To raise these issues effectively, several of the concepts noted throughout this blog are key.
Once again, we need to avoid naked numbers. As Frameworks explains, “When presenting data on disparities, never leave the interpretation of those statistics up to chance. Proactively point the public to the meaning you wish to convey with the data.”
In other words, we have to point out that the numbers show disparities (to avoid naked numbers), but that alone is insufficient.
We also have to explain why those disparities exist and prevent our audience from reaching the wrong conclusion.
Sequencing matters too, as we talked about in the section above on starting a message with shared values or shared goals. Before we bring up an equity problem in a particular policy area, we can start the conversation by getting our audience on board with the notion that there is a problem in that area, whether it’s school discipline practices, maternal mortality, or cuts to Early Childhood Intervention (ECI) services that affect people from all backgrounds.

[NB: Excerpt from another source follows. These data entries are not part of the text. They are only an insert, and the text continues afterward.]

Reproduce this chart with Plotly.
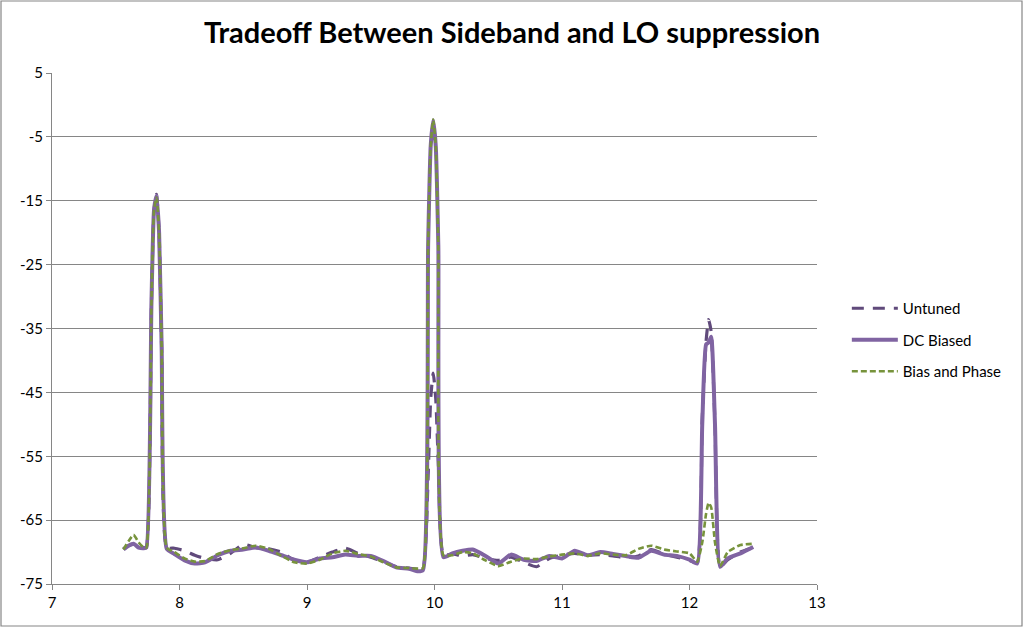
import plotly.graph_objects as go

# Frequency points (shared by all three series)
freq = [7.56, 7.60, 7.64, 7.68, 7.72, 7.74, 7.78, 7.80, 7.82, 7.84, 7.86, 7.90,
        7.96, 8.04, 8.12, 8.20, 8.30, 8.40, 8.50, 8.60, 8.70, 8.80, 8.90, 9.00,
        9.10, 9.20, 9.30, 9.40, 9.50, 9.60, 9.70, 9.80, 9.87,
        9.91, 9.95, 9.97, 9.99, 10.01, 10.03, 10.07,
        10.14, 10.22, 10.30, 10.40, 10.50, 10.60, 10.70, 10.80, 10.90, 11.00,
        11.10, 11.20, 11.30, 11.40, 11.50, 11.60, 11.70, 11.80, 11.90, 12.00,
        12.06, 12.10, 12.13, 12.15, 12.17, 12.20, 12.24,
        12.30, 12.40, 12.50]

untuned = [-69.5, -69.0, -68.8, -69.2, -69.3, -69.3, -31.0, -16.5, -14.0, -20.0, -38.0, -69.3,
           -69.4, -69.8, -70.5, -71.0, -71.2, -70.2, -68.8, -69.3, -69.5, -70.0, -71.3, -71.6,
           -70.8, -70.0, -69.4, -70.2, -70.8, -71.5, -72.3, -72.5, -72.7,
           -72.5, -58.0, -46.0, -42.0, -46.0, -56.0, -70.5,
           -70.3, -70.6, -70.4, -71.0, -71.3, -70.8, -71.6, -72.3, -71.0, -70.5,
           -70.2, -70.5, -70.4, -70.6, -70.9, -70.6, -69.6, -70.3, -70.8, -71.3,
           -71.7, -49.0, -37.0, -33.6, -35.5, -50.0, -72.3,
           -71.2, -70.0, -69.3]

dc_biased = [-69.6, -69.0, -68.7, -69.3, -69.4, -69.3, -31.0, -16.5, -14.2, -20.0, -38.0, -69.5,
             -70.3, -71.3, -71.8, -71.6, -70.5, -69.8, -69.6, -69.3, -69.8, -70.5, -71.2, -71.6,
             -71.0, -70.8, -70.4, -70.6, -70.6, -71.4, -72.4, -72.6, -73.0,
             -72.8, -22.0, -6.5, -2.4, -6.5, -22.0, -70.8,
             -70.2, -69.8, -69.6, -70.6, -71.8, -70.4, -71.2, -71.4, -70.6, -71.0,
             -69.8, -70.5, -70.0, -70.3, -70.6, -70.9, -69.8, -70.4, -70.6, -71.2,
             -71.8, -50.0, -37.5, -37.2, -36.3, -50.0, -72.3,
             -71.0, -70.2, -69.2]

bias_phase = [-69.6, -68.3, -67.3, -68.5, -69.3, -69.3, -31.0, -16.5, -14.5, -20.0, -38.0, -69.3,
              -70.0, -71.0, -71.5, -71.4, -70.3, -69.7, -69.4, -69.0, -69.5, -70.6, -71.6, -71.8,
              -71.2, -70.2, -69.8, -70.3, -70.7, -71.6, -72.4, -72.5, -72.6,
              -72.5, -22.0, -6.5, -2.3, -6.5, -22.0, -70.5,
              -70.5, -70.0, -70.2, -71.3, -72.2, -71.5, -71.0, -71.1, -70.7, -70.4,
              -70.2, -70.6, -70.2, -70.4, -70.5, -69.5, -69.0, -69.6, -69.9, -70.2,
              -71.5, -68.5, -64.0, -62.3, -63.0, -68.5, -72.2,
              -70.0, -68.9, -68.7]

y_ticks = [5, -5, -15, -25, -35, -45, -55, -65, -75]
y_tick_text = ['5', '-5', '-15', '-25', '-35', '-45', '-55', '-65', '-75']
x_ticks = [7, 8, 9, 10, 11, 12, 13]

W, H = 1024, 627
L, R, T, B = 52, 207, 73, 43
pw, ph = W - L - R, H - T - B

fig = go.Figure()

fig.add_trace(go.Scatter(x=freq, y=untuned, mode='lines', name='Untuned',
                         legendgroup='a',
                         line=dict(color='#604A7B', width=3.2, dash='12px,9px',
                                   shape='spline', smoothing=0.5)))
fig.add_trace(go.Scatter(x=freq, y=dc_biased, mode='lines', name='DC Biased',
                         legendgroup='b',
                         line=dict(color='#8064A2', width=4, shape='spline', smoothing=0.5)))
fig.add_trace(go.Scatter(x=freq, y=bias_phase, mode='lines', name='Bias and Phase',
                         legendgroup='c',
                         line=dict(color='#77933C', width=2.6, dash='6px,3px',
                                   shape='spline', smoothing=0.5)))

# outer chart border
fig.add_shape(type='rect', xref='paper', yref='paper',
              x0=(-L + 1) / pw, x1=1 + (R - 2) / pw,
              y0=(-B + 1) / ph, y1=1 + (T - 1) / ph,
              line=dict(color='#868686', width=1.2))

fig.update_layout(
    width=W, height=H,
    margin=dict(l=L, r=R, t=T, b=B),
    plot_bgcolor='white', paper_bgcolor='white',
    font=dict(family='Lato, Open Sans, sans-serif', size=15, color='black'),
    title=dict(text='<b>Tradeoff Between Sideband and LO suppression</b>',
               x=0.5, xref='container', xanchor='center', y=0.947, yanchor='middle',
               font=dict(size=29, family='Lato, Open Sans, sans-serif', color='black')),
    xaxis=dict(range=[7, 13], tickvals=x_ticks, showgrid=False, zeroline=False,
               showline=True, linecolor='#868686', linewidth=1,
               ticks='outside', ticklen=5, tickcolor='#868686'),
    yaxis=dict(range=[-75, 5], tickvals=y_ticks, ticktext=y_tick_text,
               showgrid=True, gridcolor='#868686', gridwidth=1, zeroline=False,
               showline=True, linecolor='#868686', linewidth=1,
               ticks='outside', ticklen=5, tickcolor='#868686'),
    legend=dict(x=1.039, xanchor='left', y=0.4775, yanchor='middle',
                traceorder='grouped', tracegroupgap=9, itemwidth=46,
                font=dict(size=15), bgcolor='rgba(0,0,0,0)'),
    showlegend=True,
)

# drop the browser's default page margin so the chart sits at the window corner
fig.write_html("out.html", config={'displayModeBar': False},
               post_script="document.body.style.margin='0';")
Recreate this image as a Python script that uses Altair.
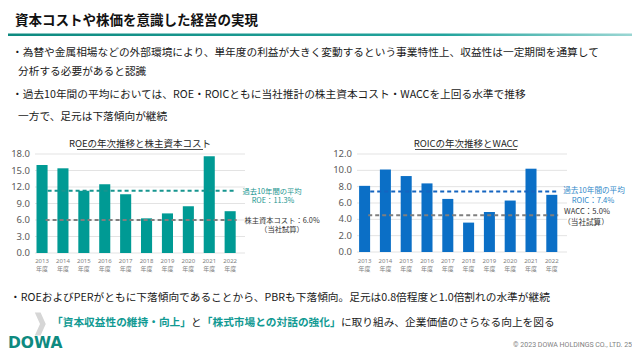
import altair as alt
import pandas as pd

# ---------------- data ----------------
years = ["2013", "2014", "2015", "2016", "2017", "2018", "2019", "2020", "2021", "2022"]
roe = [16.0, 15.4, 11.3, 12.5, 10.7, 6.3, 7.2, 8.5, 17.6, 7.6]
roic = [8.1, 10.1, 9.3, 8.4, 6.5, 3.6, 4.9, 6.3, 10.2, 7.0]
roe_ticks = [0, 3, 6, 9, 12, 15, 18]
roic_ticks = [0, 2, 4, 6, 8, 10, 12]
roe_avg = 11.3
roe_cost = 6.0
roic_avg = 7.4
wacc_line = 4.5

title_text = "資本コストや株価を意識した経営の実現"
bullet1a = "・為替や金属相場などの外部環境により、単年度の利益が大きく変動するという事業特性上、収益性は一定期間を通算して"
bullet1b = "分析する必要があると認識"
bullet2a = "・過去10年間の平均においては、ROE・ROICともに当社推計の株主資本コスト・WACCを上回る水準で推移"
bullet2b = "一方で、足元は下落傾向が継続"
bullet3 = "・ROEおよびPERがともに下落傾向であることから、PBRも下落傾向。足元は0.8倍程度と1.0倍割れの水準が継続"
action_parts = ["「資本収益性の維持・向上」", "と", "「株式市場との対話の強化」", "に取り組み、企業価値のさらなる向上を図る"]
left_title = "ROEの年次推移と株主資本コスト"
right_title = "ROICの年次推移とWACC"
nendo = "年度"

JP = "Noto Sans CJK JP"
TEAL = "#009a94"
BLUE = "#0b6fc6"
one = pd.DataFrame({"a": [0]})


def txt(s, x, y, size=10.7, color="#1a1a1a", weight="normal", align="left", font=JP):
    return alt.Chart(one).mark_text(
        text=s, font=font, fontSize=size, color=color, fontWeight=weight,
        align=align, baseline="middle"
    ).encode(x=alt.value(x), y=alt.value(y))


def panel(vals, ticks, avg, cost, xr, yr, color, avg_color, grid_x):
    xs = alt.Scale(domain=years, range=xr, paddingInner=0.47, paddingOuter=0.235)
    ys = alt.Scale(domain=[ticks[0], ticks[-1]], range=yr, nice=False, zero=True)
    tdf = pd.DataFrame({"t": ticks})
    bdf = pd.DataFrame({"year": years, "v": vals})
    grid = alt.Chart(tdf).mark_rule(color="#e3e3e3", strokeWidth=1).encode(
        y=alt.Y("t:Q", scale=ys, axis=None), x=alt.value(grid_x[0]), x2=alt.value(grid_x[1]))
    lab = alt.Chart(tdf).mark_text(align="right", baseline="middle", fontSize=9.5,
                                   color="#595959", font="Noto Sans").encode(
        y=alt.Y("t:Q", scale=ys, axis=None), x=alt.value(grid_x[0] - 5),
        text=alt.Text("t:Q", format=".1f"))
    bars = alt.Chart(bdf).mark_bar(color=color).encode(
        x=alt.X("year:N", scale=xs, axis=None), y=alt.Y("v:Q", scale=ys, axis=None))
    xl1 = alt.Chart(bdf).mark_text(fontSize=6, color="#7f7f7f", baseline="middle", font="Noto Sans").encode(
        x=alt.X("year:N", scale=xs, axis=None), y=alt.value(253), text="year:N")
    xl2 = alt.Chart(bdf).mark_text(text=nendo, fontSize=6, color="#7f7f7f", baseline="middle", font=JP).encode(
        x=alt.X("year:N", scale=xs, axis=None), y=alt.value(261))
    x0 = xr[0] + 16
    x1 = xr[1] - 4
    ravg = alt.Chart(pd.DataFrame({"v": [avg]})).mark_rule(
        color=avg_color, strokeWidth=2, strokeDash=[4, 3]).encode(
        y=alt.Y("v:Q", scale=ys, axis=None), x=alt.value(x0), x2=alt.value(x1))
    rcost = alt.Chart(pd.DataFrame({"v": [cost]})).mark_rule(
        color="#7f7f7f", strokeWidth=2, strokeDash=[4, 3]).encode(
        y=alt.Y("v:Q", scale=ys, axis=None), x=alt.value(x0 - 2), x2=alt.value(x1))
    return [grid, lab, bars, xl1, xl2, ravg, rcost]


layers = []

# header
layers.append(txt(title_text, 7, 13, size=13.5, weight="bold", color="#111111"))
grad = alt.LinearGradient(gradient="linear", x1=0, x2=1, y1=0, y2=0, stops=[
    alt.GradientStop(color="#0e8a80", offset=0),
    alt.GradientStop(color="#23a49d", offset=0.7),
    alt.GradientStop(color="#9ad6d3", offset=1)])
layers.append(alt.Chart(one).mark_rect(color=grad).encode(
    x=alt.value(0), x2=alt.value(624), y=alt.value(25.5), y2=alt.value(28)))

layers.append(txt(bullet1a, 4, 45))
layers.append(txt(bullet1b, 10, 64))
layers.append(txt(bullet2a, 4, 87))
layers.append(txt(bullet2b, 10, 109))

# left panel
layers += panel(roe, roe_ticks, roe_avg, roe_cost, [23.6, 232.6], [245, 146], TEAL, "#17958f", [27, 237])
layers.append(txt(left_title, 132, 136, size=9.5, color="#262626", align="center"))
layers.append(alt.Chart(one).mark_rule(color="#262626", strokeWidth=0.8).encode(
    x=alt.value(69), x2=alt.value(195), y=alt.value(141.5)))
layers.append(txt("過去10年間の平均", 264, 184, size=7.3, color="#17958f", align="center"))
layers.append(txt("ROE：11.3%", 265, 193, size=7.3, color="#17958f", align="center"))
layers.append(txt("株主資本コスト：6.0%", 274, 213, size=7.3, color="#333333", align="center"))
layers.append(txt("（当社試算）", 274, 222, size=7.3, color="#333333", align="center"))

# right panel
layers += panel(roic, roic_ticks, roic_avg, wacc_line, [346.2, 554.2], [244, 146], BLUE, "#1565c0", [349, 559])
layers.append(txt(right_title, 458, 136, size=9.5, color="#262626", align="center"))
layers.append(alt.Chart(one).mark_rule(color="#262626", strokeWidth=0.8).encode(
    x=alt.value(407), x2=alt.value(509), y=alt.value(141.5)))
layers.append(txt("過去10年間の平均", 586, 183, size=7.6, color="#2f88c9", align="center"))
layers.append(txt("ROIC：7.4%", 585, 193, size=7.6, color="#2f88c9", align="center"))
layers.append(txt("WACC：5.0%", 579, 204, size=7.6, color="#333333", align="center"))
layers.append(txt("（当社試算）", 578, 215, size=7.6, color="#333333", align="center"))

# bottom
layers.append(txt(bullet3, 2, 290))
layers.append(alt.Chart(one).mark_point(
    shape="M-0.45,-1 L0.05,-1 L0.5,0 L0.05,1 L-0.45,1 L0,0 Z",
    filled=True, color="#d6d6d6", opacity=1, size=529, strokeWidth=0).encode(
    x=alt.value(32), y=alt.value(316)))
fs = 10.7
xa = 44
layers.append(txt(action_parts[0], xa, 315, size=fs, color="#119a93", weight="bold"))
layers.append(txt(action_parts[1], xa + 13 * fs, 315, size=fs, color="#1a1a1a"))
layers.append(txt(action_parts[2], xa + 14 * fs, 315, size=fs, color="#119a93", weight="bold"))
layers.append(txt(action_parts[3], xa + 27 * fs, 315, size=fs, color="#1a1a1a"))

layers.append(txt("DOWA", 0, 335, size=15.5, color="#0e8a80", weight="bold", font="DejaVu Sans"))
layers.append(txt("© 2023 DOWA HOLDINGS CO., LTD.  25", 624, 337, size=7, color="#7f7f7f",
                  align="right", font="Roboto"))

chart = alt.layer(*layers).resolve_scale(x="independent", y="independent").properties(
    width=624, height=344, padding=0, autosize=alt.AutoSizeParams(type="none")
).configure_view(strokeWidth=0)

chart.save("out.html", embed_options={"renderer": "svg", "actions": False})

Once they recognize there’s a problem with the broader policy issue, they should be more receptive to hearing about racial disparities in that policy issue without blaming people of color. If we start with racial injustice, on the other hand, we may lose people.
The Opportunity Agenda’s overview of criminal justice reform serves as an example, starting with the problems in the system and then introducing the issue of racial disparities.
They explain the sequencing concept this way: “Opening conversations with values like opportunity helps to emphasize society’s role in affording a fair chance to everyone. But starting conversations here does not mean avoiding discussions of race. We suggest bridging from shared values to the roles of racial equity and inclusion in fulfilling those values for all.”
Finally, to effectively communicate about equity, we need to quickly offer solutions, as noted earlier. Frameworks says, “A common sub-theme is that people are unable to see practical solutions to the race question….When people are presented with effective solutions, they are able to more clearly understand where the system breaks down and how we might fix it.”